What happened at Martin's Cove, named for the group's leader, Edward Martin, was harrowing. The 600 converts were poorly equipped with handcarts made of green wood that cracked and split in the desert air. And the company of travelers was fatally late, reaching what later became Wyoming just as the first snows fell, in October 1856, three months later than trail wisdom dictated. About one in four died from starvation and exposure.
One survivor later wrote in anguish about her prized possession: a fine pair of scissors she had carried from England. As hardship deepened into disaster, she used the scissors to amputate the frostbitten fingers and toes of her children. The cove became a place of death, the bodies left in the snow for wolves. The company was finally saved by a rescue party dispatched from Salt Lake City.
But the facts are easy. Here, everything is nuance.
Inside the cove on the government monuments that were installed years ago, and in a museum display in Casper, where the Bureau of Land Management operates the National Historic Trails Interpretive Center, God is conspicuously absent and the tone is grim. The pioneers were late, the displays say. They struggled and died. What drove them or what made them believe that flimsy handcarts could overcome Western terrain and fall weather is not addressed.

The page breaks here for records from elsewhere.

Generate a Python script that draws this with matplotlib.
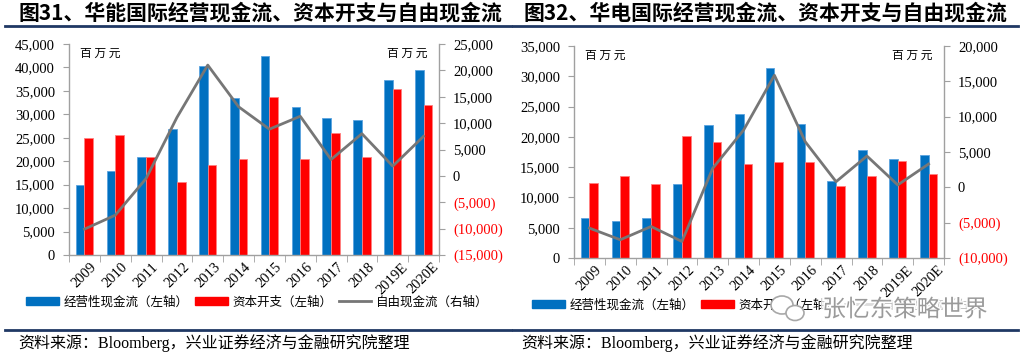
import matplotlib
matplotlib.use('Agg')
import matplotlib.pyplot as plt
import matplotlib.patheffects as pe
from matplotlib.patches import Patch, Ellipse
from matplotlib.lines import Line2D
import numpy as np

plt.rcParams['font.family'] = ['Liberation Serif', 'Noto Sans CJK SC']

years = ['2009', '2010', '2011', '2012', '2013', '2014', '2015', '2016',
         '2017', '2018', '2019E', '2020E']

# 华能国际
hn_ocf = [15000, 18000, 21000, 26900, 40300, 33400, 42400, 31500, 29150, 28700, 37250, 39400]
hn_capex = [25000, 25500, 21000, 15600, 19300, 20400, 33600, 20400, 26100, 20800, 35300, 31900]
hn_fcf = [-10100, -7450, -500, 11070, 21000, 13100, 8850, 11300, 3100, 8000, 1850, 7500]

# 华电国际
hd_ocf = [6680, 6030, 6680, 12280, 21900, 23700, 31440, 22160, 12780, 17780, 16300, 16960]
hd_capex = [12450, 13550, 12280, 20080, 19100, 15470, 15800, 15800, 11950, 13550, 15970, 13830]
hd_fcf = [-5770, -7420, -5540, -7660, 2700, 8100, 15860, 6450, 800, 4430, 340, 3300]

BLUE = '#0070C0'
RED = '#FF0000'
GRAY = '#767676'
CJK = ['Noto Sans CJK SC', 'DejaVu Sans']

fig = plt.figure(figsize=(10.22, 3.57), dpi=100)
W, H = 1022, 357


def fmt(v):
    if v < 0:
        return '({:,})'.format(-v)
    return '{:,}'.format(v)


def panel(left_px, right_px, top_px, bottom_px, ocf, capex, fcf, lmax, lstep, rmin, rmax, rstep):
    ax = fig.add_axes([left_px / W, 1 - bottom_px / H, (right_px - left_px) / W,
                       (bottom_px - top_px) / H])
    x = np.arange(len(years))
    bw = 0.28
    ax.bar(x - bw / 2, ocf, bw, color=BLUE, edgecolor='#5BA3E0', linewidth=0.6, zorder=2)
    ax.bar(x + bw / 2, capex, bw, color=RED, edgecolor='#FF8080', linewidth=0.6, zorder=2)
    ax.set_xlim(-0.5, len(years) - 0.5)
    ax.set_ylim(0, lmax)
    yt = np.arange(0, lmax + 1, lstep)
    ax.set_yticks(yt)
    ax.set_yticklabels([fmt(int(v)) for v in yt], fontsize=10.5)
    ax.set_xticks(x)
    ax.set_xticklabels(years, rotation=45, fontsize=10.5, ha='center', va='top')
    ax.set_xticks(np.arange(-0.5, len(years)), minor=True)
    ax.tick_params(axis='x', which='major', length=0, pad=4)
    ax.tick_params(axis='x', which='minor', length=5, color='#A0A0A0')
    ax.tick_params(axis='y', length=4, color='#A0A0A0', pad=6)
    ax.spines['top'].set_visible(False)
    ax.spines['right'].set_visible(False)
    for s in ['left', 'bottom']:
        ax.spines[s].set_color('#A0A0A0')
        ax.spines[s].set_linewidth(1.0)
    ax.text(0.03, 0.985, '百 万 元', transform=ax.transAxes, fontsize=8.5,
            family=CJK, va='top', ha='left', style='italic')

    ax2 = ax.twinx()
    ax2.plot(x, fcf, color=GRAY, linewidth=2.0, zorder=3)
    ax2.set_ylim(rmin, rmax)
    rt = np.arange(rmin, rmax + 1, rstep)
    ax2.set_yticks(rt)
    ax2.set_yticklabels([fmt(int(v)) for v in rt], fontsize=10.5)
    for lab, v in zip(ax2.get_yticklabels(), rt):
        if v < 0:
            lab.set_color(RED)
    ax2.tick_params(axis='y', length=4, color='#A0A0A0', pad=6)
    for s in ['top', 'left', 'bottom']:
        ax2.spines[s].set_visible(False)
    ax2.spines['right'].set_color('#A0A0A0')
    ax2.spines['right'].set_linewidth(1.0)
    ax2.text(0.97, 0.985, '百 万 元', transform=ax2.transAxes, fontsize=8.5,
             family=CJK, va='top', ha='right', style='italic')
    return ax, ax2


panel(69, 439, 44, 255, hn_ocf, hn_capex, hn_fcf, 45000, 5000, -15000, 25000, 5000)
panel(574, 944, 46, 258, hd_ocf, hd_capex, hd_fcf, 35000, 5000, -10000, 20000, 5000)

# titles
fig.text(18 / W, 1 - 13 / H, '图31、华能国际经营现金流、资本开支与自由现金流', fontsize=15,
         fontweight='bold', family=CJK, va='center', ha='left')
fig.text(523 / W, 1 - 13 / H, '图32、华电国际经营现金流、资本开支与自由现金流', fontsize=15,
         fontweight='bold', family=CJK, va='center', ha='left')
for x0, x1 in [(5, 511), (513, 1018)]:
    fig.add_artist(Line2D([x0 / W, x1 / W], [1 - 25.5 / H] * 2, color='#1F3864', linewidth=2))
    fig.add_artist(Line2D([x0 / W, x1 / W], [1 - 330 / H] * 2, color='#1F3864', linewidth=2))

# legends
handles = [Patch(color=BLUE), Patch(color=RED), Line2D([], [], color=GRAY, linewidth=2)]
labels = ['经营性现金流（左轴）', '资本开支（左轴）', '自由现金流（右轴）']
lkw = dict(ncol=3, frameon=False, prop={'family': CJK, 'size': 9}, handlelength=2.6,
           handleheight=0.6, columnspacing=0.5, handletextpad=0.4, loc='center left')
fig.legend(handles, labels, bbox_to_anchor=(15 / W, 1 - 302 / H), **lkw)
fig.legend(handles, labels, bbox_to_anchor=(521 / W, 1 - 305 / H), **lkw)

# watermark (sits over the right legend, as in the source image)
wm = fig.text(905 / W, 1 - 310 / H, '张忆东策略世界', fontsize=17, family=CJK, color='#9A9A9A',
              va='center', ha='center', zorder=10,
              bbox=dict(facecolor='white', alpha=0.75, edgecolor='none', pad=1))
wm.set_path_effects([pe.withStroke(linewidth=2, foreground='white')])
for cx, cy, w, h in [(782, 305, 22, 18), (795, 313, 18, 15)]:
    fig.add_artist(Ellipse((cx / W, 1 - cy / H), w / W, h / H, facecolor='white',
                           edgecolor='#A8A8A8', linewidth=1.2, zorder=10))

# sources
src = '资料来源：Bloomberg，兴业证券经济与金融研究院整理'
fig.text(18 / W, 1 - 343 / H, src, fontsize=11.5, va='center', ha='left')
fig.text(521 / W, 1 - 343 / H, src, fontsize=11.5, va='center', ha='left')

fig.savefig('out.png', dpi=100)
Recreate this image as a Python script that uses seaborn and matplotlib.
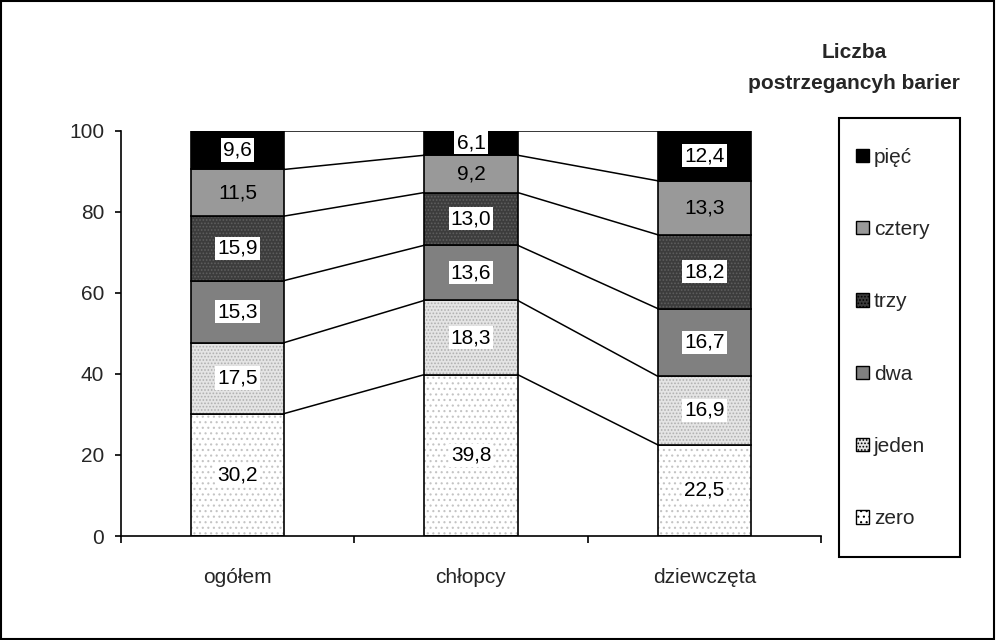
import numpy as np
import matplotlib.pyplot as plt
import matplotlib.patches as mpatches
import seaborn as sns

# data (percent of respondents)
groups = ['ogółem', 'chłopcy', 'dziewczęta']
series = ['zero', 'jeden', 'dwa', 'trzy', 'cztery', 'pięć']
zero = [30.2, 39.8, 22.5]
jeden = [17.5, 18.3, 16.9]
dwa = [15.3, 13.6, 16.7]
trzy = [15.9, 13.0, 18.2]
cztery = [11.5, 9.2, 13.3]
piec = [9.6, 6.1, 12.4]
values = [zero, jeden, dwa, trzy, cztery, piec]

# styles: facecolor, hatch, hatch colour, white label box
styles = {
    'zero':   ('#ffffff', '...', '#c4c4c4', True),
    'jeden':  ('#e4e4e4', '.....', '#b0b0b0', True),
    'dwa':    ('#808080', None, None, True),
    'trzy':   ('#3c3c3c', '.....', '#5e5e5e', True),
    'cztery': ('#999999', None, None, False),
    'pięć':   ('#000000', None, None, True),
}

sns.set_style('white')
plt.rcParams['font.family'] = ['Liberation Sans', 'DejaVu Sans']
plt.rcParams['hatch.linewidth'] = 0.8
fs = 15

fig = plt.figure(figsize=(9.96, 6.4), dpi=100)
ax = fig.add_axes([121 / 996, 1 - 536 / 640, 700 / 996, 405.5 / 640])

width = 0.4
bottom = np.zeros(len(groups))
levels = []
for name, vals in zip(series, values):
    fc, hatch, hc, box = styles[name]
    if hatch:
        sns.barplot(x=groups, y=vals, bottom=bottom, width=width, color=fc,
                    saturation=1, hatch=hatch, edgecolor=hc, linewidth=0, ax=ax)
    sns.barplot(x=groups, y=vals, bottom=bottom, width=width,
                color=fc if not hatch else 'none', fill=not hatch, saturation=1,
                edgecolor='black', linewidth=1.2, ax=ax)
    for i, v in enumerate(vals):
        kw = dict(ha='center', va='center', fontsize=fs, color='black')
        if box:
            kw['bbox'] = dict(facecolor='white', edgecolor='none', pad=1.5)
        ax.text(i, bottom[i] + v / 2, f'{v:.1f}'.replace('.', ','), **kw)
    bottom = bottom + np.array(vals)
    levels.append(bottom.copy())

# series lines between bars
for lev in levels:
    for i in range(len(groups) - 1):
        ax.plot([i + width / 2, i + 1 - width / 2], [lev[i], lev[i + 1]],
                color='black', lw=1.1, zorder=1)

ax.set_xlim(-0.5, 2.5)
ax.set_ylim(0, 100)
ax.set_yticks(range(0, 101, 20))
ax.set_xticks(range(len(groups)))
ax.set_xticklabels(groups)
ax.set_xticks([-0.5, 0.5, 1.5, 2.5], minor=True)
ax.tick_params(axis='y', left=True, length=4, width=1.2, pad=8, labelsize=fs, color='black')
ax.tick_params(axis='x', which='major', length=0, pad=23, labelsize=fs)
ax.tick_params(axis='x', which='minor', bottom=True, length=5, width=1.2, color='black')
for s in ['top', 'right']:
    ax.spines[s].set_visible(False)
for s in ['left', 'bottom']:
    ax.spines[s].set_color('black')
    ax.spines[s].set_linewidth(1.2)
ax.set_xlabel('')
ax.set_ylabel('')

# legend (frame drawn separately)
handles = []
for name in series[::-1]:
    fc, hatch, hc, box = styles[name]
    handles.append(mpatches.Patch(facecolor=fc, hatch=hatch, edgecolor='black',
                                  linewidth=1, label=name))
fig.legend(handles=handles, loc='center left',
           bbox_to_anchor=(856 / 996, 1 - 338 / 640), borderaxespad=0,
           borderpad=0, frameon=False, fontsize=fs, labelspacing=2.56,
           handlelength=0.6, handleheight=0.6, handletextpad=0.25)
fig.patches.append(mpatches.Rectangle((839 / 996, 1 - 557 / 640), 121 / 996, 439 / 640,
                                      transform=fig.transFigure, fill=False,
                                      edgecolor='black', linewidth=1.5))

fig.text(960 / 996, 1 - 68 / 640, 'Liczba\npostrzegancyh barier', ha='right',
         va='center', multialignment='center', fontsize=fs, fontweight='bold',
         linespacing=1.75)

# outer border
fig.patches.append(mpatches.Rectangle((0.001, 0.002), 0.997, 0.996, transform=fig.transFigure,
                                      fill=False, edgecolor='black', linewidth=1.5))

fig.savefig('out.png', dpi=100)
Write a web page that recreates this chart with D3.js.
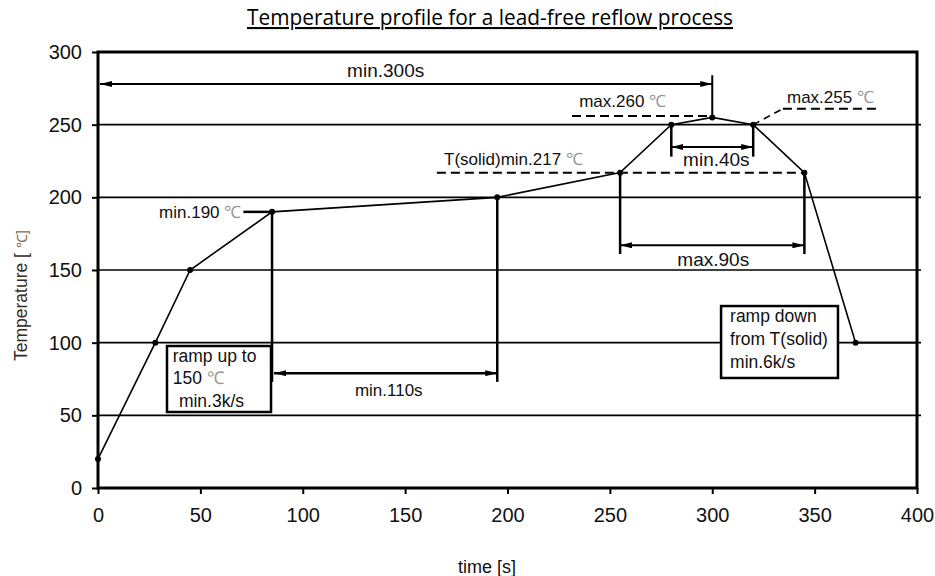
<!DOCTYPE html>
<html><head><meta charset="utf-8">
<script src="https://cdn.jsdelivr.net/npm/d3@7"></script>
<style>body{margin:0;background:#fff}svg{display:block}</style>
</head><body><svg id="c" width="935" height="576"></svg>
<script>
// ---- data ----
const timeS = [0, 28, 45, 85, 195, 255, 280, 300, 320, 345, 370, 400];
const tempC = [20, 100, 150, 190, 200, 217, 250, 255, 250, 217, 100, 100];
const markerFlags = [1,1,1,1,1,1,1,1,1,1,1,0];
const xTicks = [0,50,100,150,200,250,300,350,400];
const yTicks = [0,50,100,150,200,250,300];
const gridLevels = [50,100,150,200,250];
const title = "Temperature profile for a lead-free reflow process";
const xLabel = "time [s]";
const yLabel = "Temperature";

const svg = d3.select("#c");
const x = d3.scaleLinear().domain([0,400]).range([98,917]);
const y = d3.scaleLinear().domain([0,300]).range([488,52]);
const F = "'Liberation Sans', Arial, sans-serif";
const deg = "\u2103";

// defs arrow markers
const defs = svg.append("defs");
function mk(id, orient){
  defs.append("marker").attr("id",id).attr("viewBox","0 0 12 6").attr("refX",12).attr("refY",3)
    .attr("markerWidth",12).attr("markerHeight",6).attr("markerUnits","userSpaceOnUse").attr("orient",orient)
    .append("path").attr("d","M0,0 L12,3 L0,6 Z").attr("fill","#000");
}
mk("ae","auto"); mk("as","auto-start-reverse");

// gridlines
svg.append("g").selectAll("line").data(gridLevels).join("line")
  .attr("x1",x(0)).attr("x2",x(400)+4).attr("y1",d=>y(d)).attr("y2",d=>y(d))
  .attr("stroke","#000").attr("stroke-width",1.6);

// axes
const xa = svg.append("g").attr("transform",`translate(0,${y(0)})`)
  .call(d3.axisBottom(x).tickValues(xTicks).tickSize(6).tickPadding(14).tickFormat(d3.format("d")));
const ya = svg.append("g").attr("transform",`translate(${x(0)},0)`)
  .call(d3.axisLeft(y).tickValues(yTicks).tickSize(6).tickPadding(10).tickFormat(d3.format("d")));
[xa,ya].forEach(a=>{
  a.select(".domain").remove();
  a.selectAll("line").attr("stroke","#000").attr("stroke-width",2);
  a.selectAll("text").attr("font-family",F).attr("font-size",20).attr("fill","#111");
});
// frame
svg.append("rect").attr("x",x(0)).attr("y",y(300)).attr("width",x(400)-x(0)).attr("height",y(0)-y(300))
  .attr("fill","none").attr("stroke","#000").attr("stroke-width",3);

// titles
svg.append("text").attr("x",490).attr("y",25).attr("text-anchor","middle")
  .attr("font-family","'Open Sans', sans-serif").attr("font-size",21)
  .attr("textLength",486).attr("lengthAdjust","spacingAndGlyphs")
  .attr("text-decoration","underline").attr("fill","#000").text(title);
svg.append("text").attr("x",487).attr("y",573).attr("text-anchor","middle")
  .attr("font-family",F).attr("font-size",18).attr("fill","#111").text(xLabel);
const yl = svg.append("text").attr("transform","translate(27,361) rotate(-90)")
  .attr("font-family",F).attr("font-size",17.5).attr("fill","#3a2a22");
yl.append("tspan").text(yLabel+"  [ ");
yl.append("tspan").attr("fill","#8a6a50").attr("font-size",14).text(deg+"]");

// annotation helpers
function seg(x1,y1,x2,y2,w,opts={}){
  const l = svg.append("line").attr("x1",x(x1)).attr("y1",y(y1)).attr("x2",x(x2)).attr("y2",y(y2))
    .attr("stroke","#000").attr("stroke-width",w);
  if(opts.dash) l.attr("stroke-dasharray",opts.dash);
  if(opts.start) l.attr("marker-start","url(#as)");
  if(opts.end) l.attr("marker-end","url(#ae)");
  return l;
}
function label(tx,ty,str,size,anchor,unit){
  const t = svg.append("text").attr("x",x(tx)).attr("y",y(ty)).attr("text-anchor",anchor||"start")
    .attr("font-family",F).attr("font-size",size).attr("fill","#111");
  t.append("tspan").text(str);
  if(unit) t.append("tspan").attr("fill","#999").attr("font-size",size).text(" "+deg);
  return t;
}

// dashed reference lines
seg(165.5,217,345,217,2,{dash:"9,5"});
seg(231.5,256,300,256,2,{dash:"9,5"});
seg(320,250,334.5,261,1.6,{dash:"7,5"});
seg(334.5,261,382,261,2,{dash:"9,5"});

// min.300s
seg(1,278,300,278,2,{start:true,end:true});
seg(300,284,300,255,2);
label(140.5,283,"min.300s",19,"middle");
label(235,262,"max.260",17,"start",true);
label(336.5,265,"max.255",17,"start",true);
label(169,222.5,"T(solid)min.217",17,"start",true);

// min.40s
seg(280,250,280,228,2.5); seg(320,250,320,228,2.5);
seg(280,234.6,320,234.6,2,{start:true,end:true});
label(302,221.5,"min.40s",19,"middle");

// max.90s
seg(255,217,255,161,2.5); seg(345,217,345,161,2.5);
seg(255,167,345,167,2,{start:true,end:true});
label(300.5,153,"max.90s",19,"middle");

// min.190
seg(71,190,85,190,2.5);
label(70,186,"min.190",17,"end",true);
seg(85,190,85,73,2.5);
seg(195,200,195,73,2.5);
seg(86,79,195,79,2.5,{start:true,end:true});
label(142,63,"min.110s",17,"middle");

// profile line
const pts = timeS.map((t,i)=>({t,v:tempC[i],m:markerFlags[i]}));
svg.append("path").datum(pts).attr("fill","none").attr("stroke","#000").attr("stroke-width",1.6)
  .attr("d",d3.line().x(d=>x(d.t)).y(d=>y(d.v)));
svg.append("g").selectAll("circle").data(pts.filter(d=>d.m)).join("circle")
  .attr("cx",d=>x(d.t)).attr("cy",d=>y(d.v)).attr("r",3).attr("fill","#000");

// boxes
function box(x0,x1,y0,y1,lines){
  svg.append("rect").attr("x",x(x0)).attr("y",y(y0)).attr("width",x(x1)-x(x0)).attr("height",y(y1)-y(y0))
    .attr("fill","#fff").attr("stroke","#000").attr("stroke-width",2.5);
  lines.forEach(l=>{
    const t = svg.append("text").attr("x",x(l.x)).attr("y",y(l.y)).attr("font-family",F).attr("font-size",17.5).attr("fill","#111");
    t.append("tspan").text(l.s);
    if(l.u) t.append("tspan").attr("fill","#999").text(deg);
  });
}
box(33.7,84.5,97.7,52.3,[
  {x:36.5,y:86.8,s:"ramp up to"},
  {x:36.5,y:71.5,s:"150 ",u:true},
  {x:39.5,y:55.7,s:"min.3k/s"}]);
box(304.3,361.4,125.2,75.7,[
  {x:308.7,y:114,s:"ramp down"},
  {x:308.7,y:98.2,s:"from T(solid)"},
  {x:308.7,y:82.5,s:"min.6k/s"}]);
</script></body></html>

"When we put something on a sign or a brochure or document, we write it for everyone," said Jude Carino, an archaeologist and director of the trails center. "What we don't necessarily always do is put it through the filter of the believer."
The missionaries have no such qualms. At the visitors center, journals are displayed with entries about angels helping push the handcarts through the snow. And though the fateful decision to start too late is mentioned, the message throughout, as the missionaries admit, is the transcending power of belief.
Pioneering faith
Whether the church has found the right Martin's Cove at all -- some researchers favor a place half a mile west -- is an open question. Some critics say that with that kind of uncertainty, celebrating this cove over all others is historically untenable.
Some historians say the Mormons should be commended. Handcart pioneers were driven by different motivations than were gold seekers or cattlemen or Oregon-bound farmers, they say, and telling the story of Martin's Cove as a religious fable is perhaps truer to the actual event.
"Their inner worlds were different," said Patricia N. Limerick, a history professor and chairwoman of the Center of the American West at the University of Colorado at Boulder. "I think in our efforts to strictly avoid an advocacy of religion, we silence a whole point of view in human life."
Ron Strand, a neighbor, is also pleased with how things are turning out, and with the earthly jolt to the economy that 60,000 annual visitors can provide. He is building an eight-unit motel behind Alcova's general store, which he runs with his wife, Yolanda. Since the visitors center does not sell souvenirs, the Strands have been happy to oblige, offering everything from earrings in the shape of handcart wheels to pioneer bonnets.
"I've lived all my life here and I'd never heard of Martin's Cove until the Mormons came," Strand said. "But I'm happy to have them."